Our Year-End Giving Guide is Here!

2018 Tax Reform: Are You Prepared for the End of the Year?

With the introduction of new tax law this year, you may wonder how you will be impacted. For many taxpayers, the new tax law creates an opportunity in the form of increased disposable income.

Here are the main takeaways of the 2018 law, along with some things to consider for charitable giving this year.

What’s New?

Income Tax Brackets

Whether you’re a single filer or a married person who files jointly, separately or as head of household, you will likely fall into a new tax bracket.

The new law maintains seven tax brackets, but lowers rates for most brackets. The new brackets are: 10, 12, 22, 24, 32, 35 and 37 percent. Most taxpayers will see their tax rate decrease. A married couple with a combined income of $150,000, for example, will go from a 25 percent tax rate to 22 percent under the new law.

You may be in a lower bracket this year and pay less taxes. You may now have an opportunity to give more to the charitable organizations you care about, such as St. Jude Memorial Foundation.

Higher Standard Deductions

The new law nearly doubles the standard deduction to $12,000 for single filers, $18,000 for heads of household and $24,000 for joint filers. You may be less likely to itemize on your taxes and use the income tax charitable deduction.

You may now have an incentive to give more to St. Jude in one particular year over another to exceed the standard deduction and itemize your deductions.

Itemized Deductions

If you elect to itemize this year, your deductions may look a little different (though charitable deductions remain under the new law). Under the new plan, you will be able to deduct up to a total of $10,000 for state and local taxes.

If you purchase a new home, there is now a cap on the mortgage interest deduction for the first $750,000 of debt on newly purchased homes.

Charitable Contributions for Cash Gifts

The new law increases the limitation of 50 percent of your adjusted gross income (AGI) for donations by cash, check or credit card up to 60 percent. Higher net worth donors may want to consider increasing cash gifts.

Estate Tax Exemption

The threshold for triggering an estate, gift or generation-skipping tax was raised to $11.18 million per person ($22.36 million for a married couple). Only an estimated 0.1 percent of estates will be subject to estate tax under the new law. (By comparison, the rates in 2017 were $5.49 million for individuals and $10.98 million for married couples.)

If you have a high net worth, you may no longer anticipate being subject to estate tax and have an incentive to make larger gifts during your lifetime to obtain an income tax charitable deduction instead of waiting until after your lifetime.

What’s the Same?

Charitable Deductions

You will still be able to deduct your charitable contributions if you itemize your taxes.

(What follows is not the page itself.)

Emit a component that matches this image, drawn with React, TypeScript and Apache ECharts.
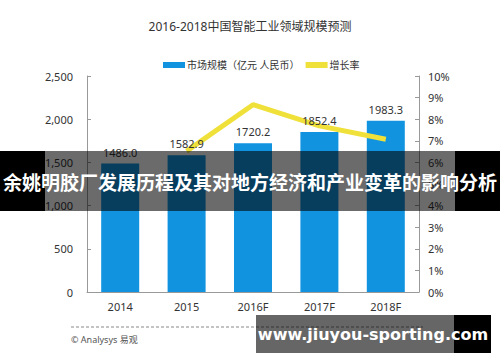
import React, { useEffect, useRef } from "react";
import * as echarts from "echarts";

const categories = ["2014", "2015", "2016F", "2017F", "2018F"];
const marketSize = [1486.0, 1582.9, 1720.2, 1852.4, 1983.3];
const growthRate = [null, 6.52, 8.67, 7.69, 7.07];
const leftTicks = { min: 0, max: 2500, interval: 500 };
const rightTicks = { min: 0, max: 10, interval: 1 };

const titleText = "2016-2018中国智能工业领域规模预测";
const barName = "市场规模（亿元 人民币）";
const lineName = "增长率";
const bannerText = "余姚明胶厂发展历程及其对地方经济和产业变革的影响分析";
const siteText = "www.jiuyou-sporting.com";
const sourceText = "© Analysys 易观";

const FONT = "'Noto Sans', 'Noto Sans CJK SC', sans-serif";

export default function App() {
  const ref = useRef<HTMLDivElement>(null);
  useEffect(() => {
    if (!ref.current) return;
    const chart = echarts.init(ref.current, null, { renderer: "svg" });
    chart.setOption({
      animation: false,
      backgroundColor: "#ffffff",
      textStyle: { fontFamily: FONT },
      title: {
        text: titleText,
        left: "center",
        top: 15,
        textStyle: { fontSize: 12, fontWeight: "normal", color: "#333", fontFamily: FONT },
      },
      legend: {
        top: 55,
        left: 158,
        itemGap: 6,
        itemWidth: 22,
        itemHeight: 6,
        textStyle: { fontSize: 10, color: "#333", fontFamily: FONT, padding: [0, 0, 0, -3] },
        data: [
          { name: barName, icon: "rect" },
          { name: lineName, icon: "rect" },
        ],
      },
      grid: { left: 87, right: 81, top: 76, bottom: 70 },
      xAxis: {
        type: "category",
        data: categories,
        axisLine: { lineStyle: { color: "#999" } },
        axisTick: { show: false },
        axisLabel: { color: "#333", fontSize: 11, margin: 9 },
      },
      yAxis: [
        {
          type: "value",
          ...leftTicks,
          splitLine: { show: false },
          axisLine: { show: true, lineStyle: { color: "#999" } },
          axisTick: { show: true, inside: true, length: 4, lineStyle: { color: "#999" } },
          axisLabel: {
            color: "#333",
            fontSize: 11,
            margin: 14,
            formatter: (v: number) => v.toLocaleString("en-US"),
          },
        },
        {
          type: "value",
          ...rightTicks,
          splitLine: { show: false },
          axisLine: { show: true, lineStyle: { color: "#999" } },
          axisTick: { show: true, inside: true, length: 4, lineStyle: { color: "#999" } },
          axisLabel: { color: "#333", fontSize: 11, margin: 9, formatter: "{value}%" },
        },
      ],
      series: [
        {
          name: barName,
          type: "bar",
          data: marketSize,
          barWidth: 38,
          itemStyle: { color: "#1193e0" },
          z: 2,
        },
        {
          name: lineName,
          type: "line",
          yAxisIndex: 1,
          data: growthRate,
          showSymbol: false,
          symbol: "none",
          itemStyle: { color: "#efe13a" },
          lineStyle: { color: "#efe13a", width: 5 },
          z: 3,
        },
        {
          name: "labels",
          type: "bar",
          data: marketSize,
          barWidth: 38,
          barGap: "-100%",
          silent: true,
          itemStyle: { color: "rgba(0,0,0,0)" },
          label: {
            show: true,
            position: "top",
            color: "#333",
            fontSize: 11,
            distance: 6,
            formatter: (p: any) => Number(p.value).toFixed(1),
          },
          z: 4,
        },
      ],
      graphic: [
        {
          type: "line",
          shape: { x1: 71, y1: 327, x2: 423, y2: 327 },
          style: { stroke: "#888", lineWidth: 1, lineDash: [3, 2] },
          z: 50,
        },
        {
          type: "text",
          left: 71,
          top: 335,
          style: { text: sourceText, fontSize: 9, fill: "#555", fontFamily: FONT },
          z: 50,
        },
        {
          type: "rect",
          shape: { x: 0, y: 151, width: 45, height: 60 },
          style: { fill: "#000" },
          z: 100,
        },
        {
          type: "rect",
          shape: { x: 455, y: 151, width: 45, height: 60 },
          style: { fill: "#000" },
          z: 100,
        },
        {
          type: "rect",
          shape: { x: 45, y: 151, width: 410, height: 60 },
          style: { fill: "rgba(0,0,0,0.58)" },
          z: 100,
        },
        {
          type: "text",
          x: 250,
          y: 181,
          style: {
            text: bannerText,
            fontSize: 19,
            fontWeight: "bold",
            fill: "#fff",
            align: "center",
            verticalAlign: "middle",
            fontFamily: "'Noto Sans CJK SC', sans-serif",
          },
          z: 101,
        },
        {
          type: "rect",
          shape: { x: 256, y: 315, width: 198, height: 38 },
          style: { fill: "rgba(0,0,0,0.6)" },
          z: 100,
        },
        {
          type: "rect",
          shape: { x: 454, y: 315, width: 37, height: 38 },
          style: { fill: "#000" },
          z: 100,
        },
        {
          type: "text",
          x: 373,
          y: 334,
          style: {
            text: siteText,
            fontSize: 16,
            fontWeight: "bold",
            fill: "#fff",
            align: "center",
            verticalAlign: "middle",
            fontFamily: "'DejaVu Sans', sans-serif",
          },
          z: 101,
        },
      ],
    });
    return () => chart.dispose();
  }, []);
  return (
    <div
      ref={ref}
      style={{ position: "fixed", left: 0, top: 0, width: 500, height: 362 }}
    />
  );
}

Long-Term Capital Gains and Dividends

The tax rates on capital gains and dividends remain the same at 0, 15 and 20 percent, depending on your tax bracket.

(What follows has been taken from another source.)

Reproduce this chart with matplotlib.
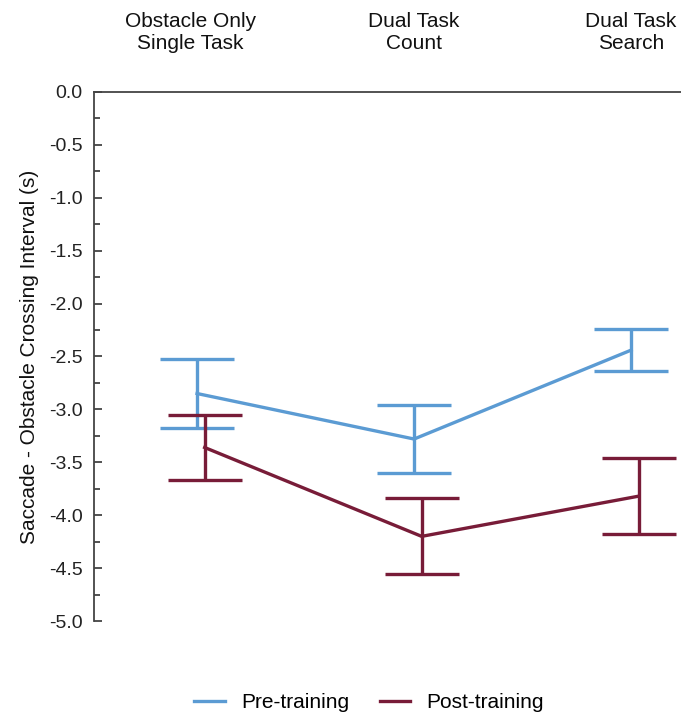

Charitable Contributions of Appreciated Property

The limitation on charitable gifts of long-term appreciated property to public charities will remain at 30 percent of your adjusted gross income. You can still carry over any excess for up to five additional years.

What Does This Mean for Me?

The lower tax brackets may mean that you are likely in a better financial position to help others this year. Here are three smart ways to be charitable as we close out the year.

1. Donate appreciated property.

With many markets experiencing strong growth, consider a gift of appreciated property to a nonprofit like St. Jude. You may qualify for an income tax charitable deduction and eliminate capital gains tax.

2. Name St. Jude as a beneficiary of retirement plan accounts.

Assets in your IRA, 401(k) or other qualified retirement plan accounts remain subject to income tax when distributed to your heirs. If you name us as a beneficiary of all or part of your plan, your gift will pass to us tax-free.

3. Give from your IRA (if you are 70½ or older).

Regardless of whether you itemize your taxes, this gift helps you fulfill your required minimum distribution and is not considered taxable income.

Need Help?

If you have questions, please contact Tony Truong at (714) 446-5857 or tony.truong@stjoe.org. We’d be happy to help and can discuss how you can include your support of St. Jude Memorial Foundation as part of your plans.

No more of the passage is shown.